**Given records**:

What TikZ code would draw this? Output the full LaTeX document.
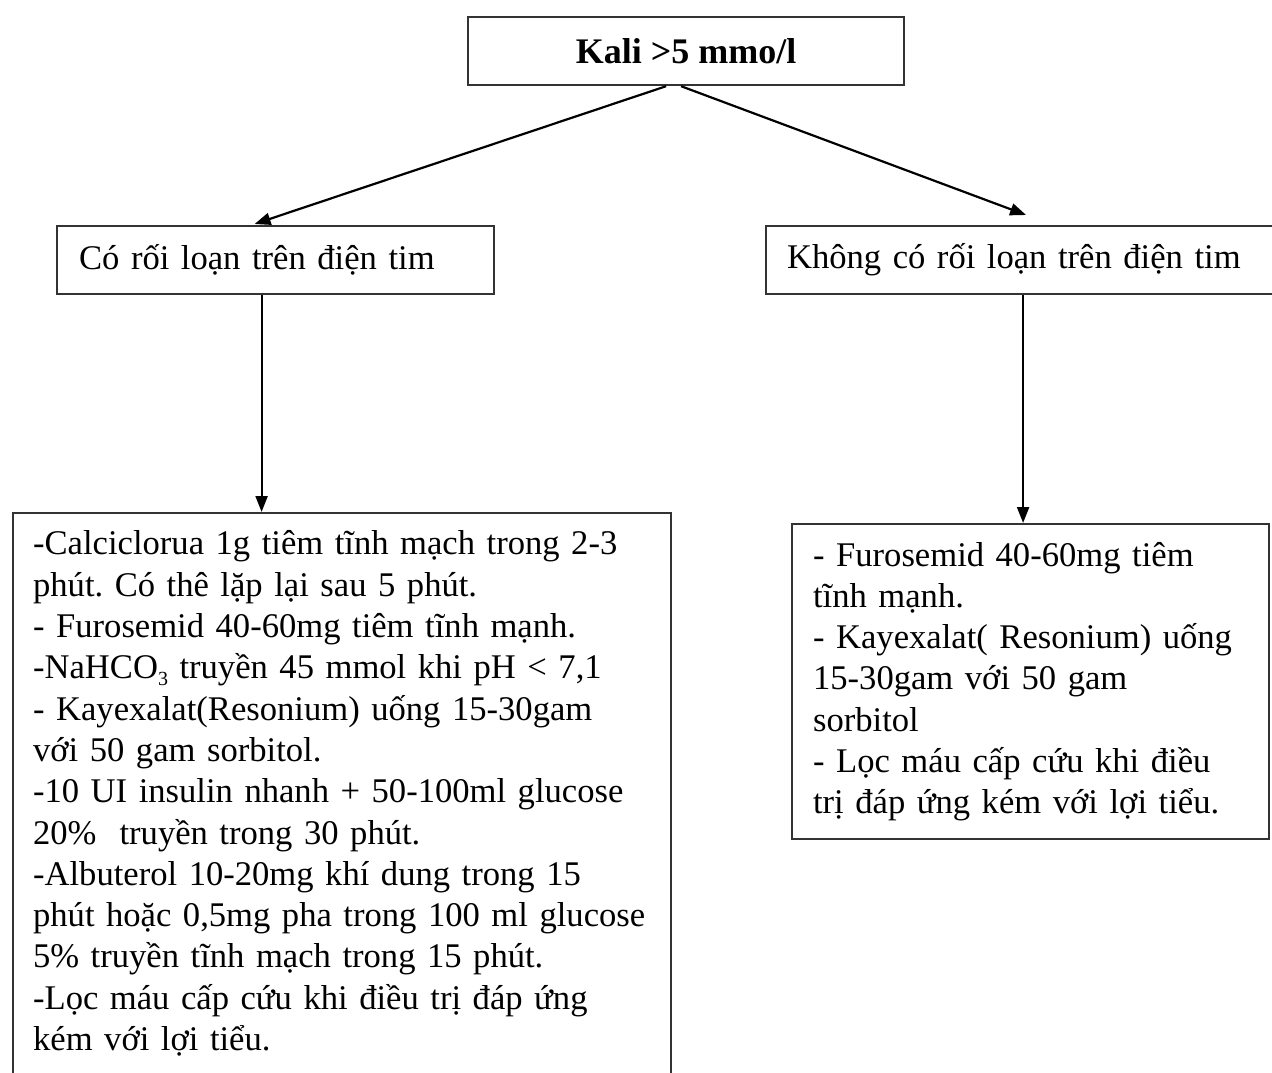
\documentclass[tikz,border=0pt]{standalone}
\usepackage{fontspec}
\setmainfont{Liberation Serif}
\usetikzlibrary{arrows.meta,calc}
\frenchspacing
\newcommand{\lowsub}[1]{\raisebox{-0.18em}{\fontsize{20}{20}\selectfont #1}}
\begin{document}
\begin{tikzpicture}[x=1pt,y=-1pt,
  box/.style={draw=black!80, line width=2.2pt, rectangle, anchor=north west},
  body/.style={font=\fontsize{34.6}{41.3}\selectfont},
  arr/.style={line width=2.2pt, -{Triangle[length=16pt,width=12pt]}}]
\useasboundingbox (0,0) rectangle (1272,1072);
\clip (0,0) rectangle (1272,1072);
\fill[white] (0,0) rectangle (1272,1072);

% root
\node[box, minimum width=436pt, minimum height=68pt, font=\bfseries\fontsize{36}{42}\selectfont]
  (root) at (467,16) {Kali >5 mmo/l};

% two branches
\node[box, body, minimum width=437pt, minimum height=68pt, inner xsep=22pt, text width=393pt, align=left]
  (ecg) at (56,225) {Có rối loạn trên điện tim};
\node[box, body, minimum width=520pt, minimum height=68pt, inner xsep=21pt, text width=478pt, align=left]
  (noecg) at (765,225) {Không có rối loạn trên điện tim};

% treatment boxes
\node[box, body, minimum width=658pt, minimum height=561pt, inner xsep=20pt, text width=618pt, align=left]
  (treatA) at (12,512) {\mbox{-Calciclorua 1g tiêm tĩnh mạch trong 2-3}\\
\mbox{phút. Có thê lặp lại sau 5 phút.}\\
\mbox{- Furosemid 40-60mg tiêm tĩnh mạnh.}\\
\mbox{-NaHCO\lowsub{3} truyền 45 mmol khi pH < 7,1}\\
\mbox{- Kayexalat(Resonium) uống 15-30gam}\\
\mbox{với 50 gam sorbitol.}\\
\mbox{-10 UI insulin nhanh + 50-100ml glucose}\\
\mbox{20\%\ \ truyền trong 30 phút.}\\
\mbox{-Albuterol 10-20mg khí dung trong 15}\\
\mbox{phút hoặc 0,5mg pha trong 100 ml glucose}\\
\mbox{5\% truyền tĩnh mạch trong 15 phút.}\\
\mbox{-Lọc máu cấp cứu khi điều trị đáp ứng}\\
\mbox{kém với lợi tiểu.}};
\node[box, body, minimum width=477pt, minimum height=315pt, inner xsep=21pt, text width=435pt, align=left]
  (treatB) at (791,523) {\mbox{- Furosemid 40-60mg tiêm}\\
\mbox{tĩnh mạnh.}\\
\mbox{- Kayexalat( Resonium) uống}\\
\mbox{15-30gam với 50 gam}\\
\mbox{sorbitol}\\
\mbox{- Lọc máu cấp cứu khi điều}\\
\mbox{trị đáp ứng kém với lợi tiểu.}};

% connectors
\draw[arr] ($(root.south)+(-20,0)$) -- ($(ecg.north)+(-21,-1)$);
\draw[arr] ($(root.south)+(-5,0)$) -- ($(noecg.north)+(0,-10)$);
\coordinate (dl) at ($(ecg.south)+(-14,0)$);
\draw[arr] (dl) -- (dl |- treatA.north);
\coordinate (dr) at ($(noecg.south)+(-3,0)$);
\draw[arr] (dr) -- (dr |- treatB.north);
\end{tikzpicture}
\end{document}
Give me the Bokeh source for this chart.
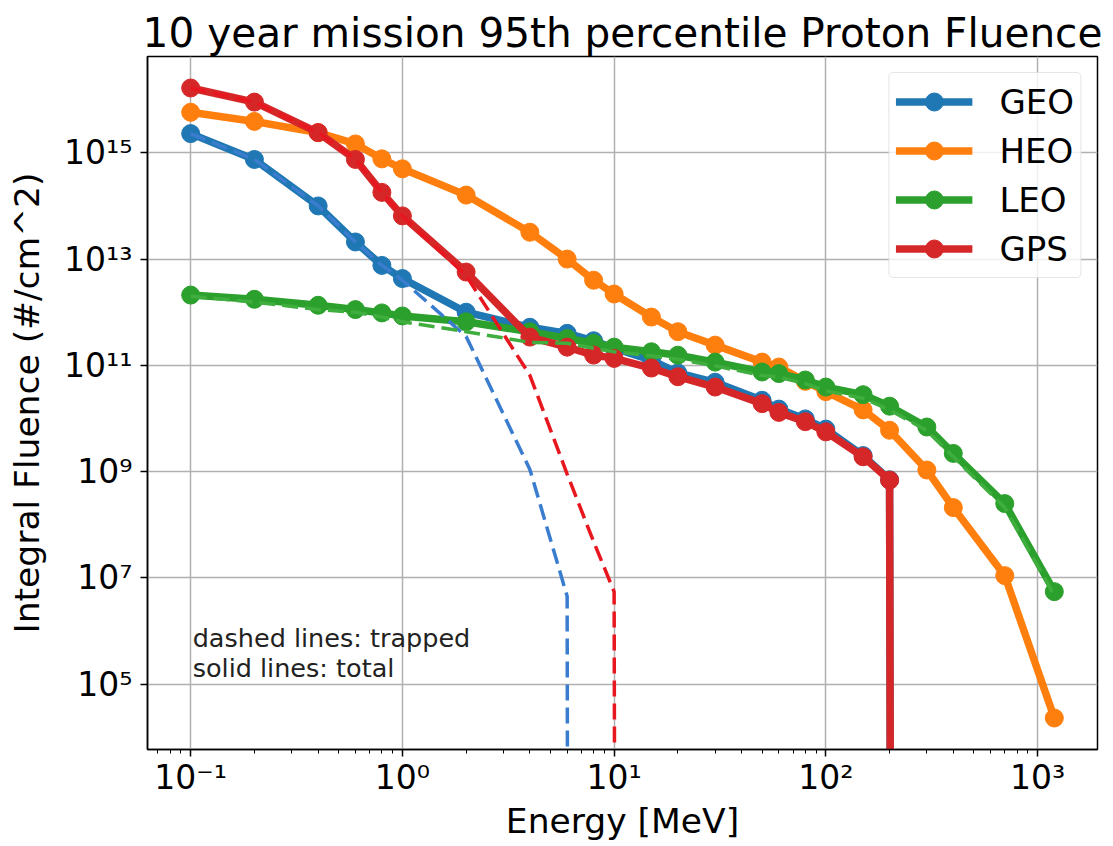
import numpy as np
from bokeh.plotting import figure
from bokeh.models import FixedTicker, CustomJSTickFormatter, Label
from bokeh.embed import file_html
from bokeh.resources import INLINE

# ---------------- data ----------------
energy = [0.1, 0.2, 0.4, 0.6, 0.8, 1, 2, 4, 6, 8, 10, 15, 20, 30, 50, 60, 80, 100,
          150, 200, 300, 400, 700, 1200]

geo_total = [2.3e15, 7.5e14, 1.0e14, 2.1e13, 7.6e12, 4.3e12, 1.0e12, 5.2e11, 4.0e11,
             2.9e11, 2.1e11, 1.25e11, 7.2e10, 4.8e10, 2.2e10, 1.5e10, 9.8e9, 6.3e9,
             2.0e9, 7.0e8, 0, 0, 0, 0]
heo_total = [5.8e15, 3.9e15, 2.4e15, 1.47e15, 7.7e14, 5.0e14, 1.6e14, 3.2e13, 1.0e13,
             4.0e12, 2.2e12, 8.1e11, 4.3e11, 2.4e11, 1.15e11, 9.3e10, 5.0e10, 3.2e10,
             1.45e10, 6.0e9, 1.07e9, 2.1e8, 1.1e7, 2.3e4]
leo_total = [2.1e12, 1.75e12, 1.35e12, 1.12e12, 9.7e11, 8.5e11, 6.6e11, 4.3e11, 3.2e11,
             2.6e11, 2.2e11, 1.8e11, 1.55e11, 1.15e11, 7.5e10, 7.0e10, 5.3e10, 3.9e10,
             2.8e10, 1.7e10, 6.9e9, 2.2e9, 2.5e8, 5.5e6]
gps_total = [1.66e16, 9.0e15, 2.4e15, 7.5e14, 1.8e14, 6.5e13, 5.7e12, 3.4e11, 2.2e11,
             1.56e11, 1.35e11, 8.9e10, 6.1e10, 3.9e10, 1.9e10, 1.3e10, 8.7e9, 5.6e9,
             1.9e9, 6.9e8, 0, 0, 0, 0]

geo_trapped = [2.3e15, 7.5e14, 1.0e14, 2.1e13, 7.6e12, 4.0e12, 3.5e11, 1.1e9, 4.5e6,
               0, 0, 0, 0, 0, 0, 0, 0, 0, 0, 0, 0, 0, 0, 0]
leo_trapped = [2.0e12, 1.55e12, 1.12e12, 1.0e12, 8.1e11, 6.6e11, 4.3e11, 2.7e11, 2.6e11,
               2.1e11, 1.8e11, 1.5e11, 1.3e11, 9.8e10, 6.4e10, 6.0e10, 4.5e10, 3.3e10,
               2.4e10, 1.45e10, 5.9e9, 1.9e9, 2.1e8, 4.7e6]
gps_trapped = [1.66e16, 9.0e15, 2.4e15, 7.5e14, 1.8e14, 6.5e13, 4.9e12, 6.5e10, 9.0e8,
               4.8e7, 5.5e6, 0, 0, 0, 0, 0, 0, 0, 0, 0, 0, 0, 0, 0]

series_names = ["GEO", "HEO", "LEO", "GPS"]
series_totals = [geo_total, heo_total, leo_total, gps_total]
series_colors = ["#1f77b4", "#ff7f0e", "#2ca02c", "#d62728"]

trapped_series = [geo_trapped, leo_trapped, gps_trapped]
trapped_colors = ["#3a7dcf", "#3fae3f", "#e8161e"]

title_text = "10 year mission 95th percentile Proton Fluence"
x_label = "Energy [MeV]"
y_label = "Integral Fluence (#/cm^2)"
note_lines = ["dashed lines: trapped", "solid lines: total"]

# ------------- helpers -------------
# log axis: non-positive values are clipped far below the axis (like matplotlib 'clip')
LOG_CLIP = 1e-300


def clipped(vals):
    return [v if v > 0 else LOG_CLIP for v in vals]


all_pos = [v for s in series_totals + trapped_series for v in s if v > 0]
ylo, yhi = np.log10(min(all_pos)), np.log10(max(all_pos))
ypad = 0.05 * (yhi - ylo)
xlo, xhi = np.log10(min(energy)), np.log10(max(energy))
xpad = 0.05 * (xhi - xlo)

FONT = "DejaVu Sans"

p = figure(width=1104, height=845,
           x_axis_type="log", y_axis_type="log",
           x_range=(10 ** (xlo - xpad), 10 ** (xhi + xpad)),
           y_range=(10 ** (ylo - ypad), 10 ** (yhi + ypad)),
           output_backend="svg", toolbar_location=None,
           min_border_left=147, min_border_right=7,
           min_border_top=56, min_border_bottom=96,
           title=title_text)

p.title.align = "center"
p.title.text_font = FONT
p.title.text_font_size = "40.6px"
p.title.text_font_style = "normal"
p.title.text_color = "black"
p.title.standoff = 0

# solid lines with markers
for name, vals, col in zip(series_names, series_totals, series_colors):
    yv = clipped(vals)
    p.line(energy, yv, line_color=col, line_width=7.5, legend_label=name)
    p.scatter(energy, yv, size=18, fill_color=col, line_color=col, legend_label=name)

# dashed trapped lines
for vals, col in zip(trapped_series, trapped_colors):
    p.line(energy, clipped(vals), line_color=col, line_width=3.5, line_dash="16 7")

# annotation text
for i, txt in enumerate(reversed(note_lines)):
    p.add_layout(Label(x=min(energy), y=1e5, text=txt, x_offset=2,
                       y_offset=16 + 30 * i, text_font=FONT,
                       text_font_size="25.5px", text_color="#222222",
                       text_baseline="alphabetic"))

# axes
sup_js = """
const sup = {"0":"\u2070","1":"\u00b9","2":"\u00b2","3":"\u00b3","4":"\u2074",
             "5":"\u2075","6":"\u2076","7":"\u2077","8":"\u2078","9":"\u2079","-":"\u207b"};
const e = Math.round(Math.log10(tick));
return "10" + String(e).split("").map(c => sup[c]).join("");
"""
x_major = [0.1, 1, 10, 100, 1000]
x_minor = [m * d for d in [0.01, 0.1, 1, 10, 100, 1000] for m in range(2, 10)]
y_major = [1e5, 1e7, 1e9, 1e11, 1e13, 1e15]

p.xaxis.ticker = FixedTicker(ticks=x_major, minor_ticks=x_minor)
p.yaxis.ticker = FixedTicker(ticks=y_major, minor_ticks=[])
for ax in (p.xaxis, p.yaxis):
    ax.formatter = CustomJSTickFormatter(code=sup_js)
    ax.major_label_text_font = FONT
    ax.major_label_text_font_size = "33px"
    ax.major_label_text_color = "black"
    ax.axis_label_text_font = FONT
    ax.axis_label_text_font_size = "34.5px"
    ax.axis_label_text_font_style = "normal"
    ax.axis_label_text_color = "black"
    ax.major_tick_out = 7
    ax.major_tick_in = 0
    ax.minor_tick_out = 4
    ax.minor_tick_in = 0
    ax.major_tick_line_width = 1.5
    ax.minor_tick_line_width = 1
    ax.axis_line_width = 1.5
    ax.axis_line_color = "black"
    ax.major_tick_line_color = "black"
    ax.minor_tick_line_color = "black"

p.xaxis.axis_label = x_label
p.yaxis.axis_label = y_label
p.xaxis.major_label_standoff = 1
p.xaxis.axis_label_standoff = 1
p.yaxis.major_label_standoff = 8
p.yaxis.axis_label_standoff = 14

p.grid.grid_line_color = "#b0b0b0"
p.grid.grid_line_width = 1.5
p.outline_line_color = "black"
p.outline_line_width = 1.5

leg = p.legend[0]
leg.location = "top_right"
leg.label_text_font = FONT
leg.label_text_font_size = "34px"
leg.label_text_color = "black"
leg.glyph_width = 77
leg.glyph_height = 45
leg.label_height = 45
leg.spacing = 4
leg.padding = 6
leg.margin = 16
leg.label_standoff = 27
leg.border_line_color = "#cccccc"
leg.border_line_width = 1.5
leg.background_fill_alpha = 0.8
try:
    leg.border_radius = 5
except Exception:
    pass

open("out.html", "w").write(file_html(p, INLINE))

**Objective**: Restate the material word for word from its first line through the line containing "(noecg) at (765,225)", both included; the pictures do not belong in it.

**Full solution**:
What TikZ code would draw this? Output the full LaTeX document.
\documentclass[tikz,border=0pt]{standalone}
\usepackage{fontspec}
\setmainfont{Liberation Serif}
\usetikzlibrary{arrows.meta,calc}
\frenchspacing
\newcommand{\lowsub}[1]{\raisebox{-0.18em}{\fontsize{20}{20}\selectfont #1}}
\begin{document}
\begin{tikzpicture}[x=1pt,y=-1pt,
  box/.style={draw=black!80, line width=2.2pt, rectangle, anchor=north west},
  body/.style={font=\fontsize{34.6}{41.3}\selectfont},
  arr/.style={line width=2.2pt, -{Triangle[length=16pt,width=12pt]}}]
\useasboundingbox (0,0) rectangle (1272,1072);
\clip (0,0) rectangle (1272,1072);
\fill[white] (0,0) rectangle (1272,1072);

% root
\node[box, minimum width=436pt, minimum height=68pt, font=\bfseries\fontsize{36}{42}\selectfont]
  (root) at (467,16) {Kali >5 mmo/l};

% two branches
\node[box, body, minimum width=437pt, minimum height=68pt, inner xsep=22pt, text width=393pt, align=left]
  (ecg) at (56,225) {Có rối loạn trên điện tim};
\node[box, body, minimum width=520pt, minimum height=68pt, inner xsep=21pt, text width=478pt, align=left]
  (noecg) at (765,225) {Không có rối loạn trên điện tim};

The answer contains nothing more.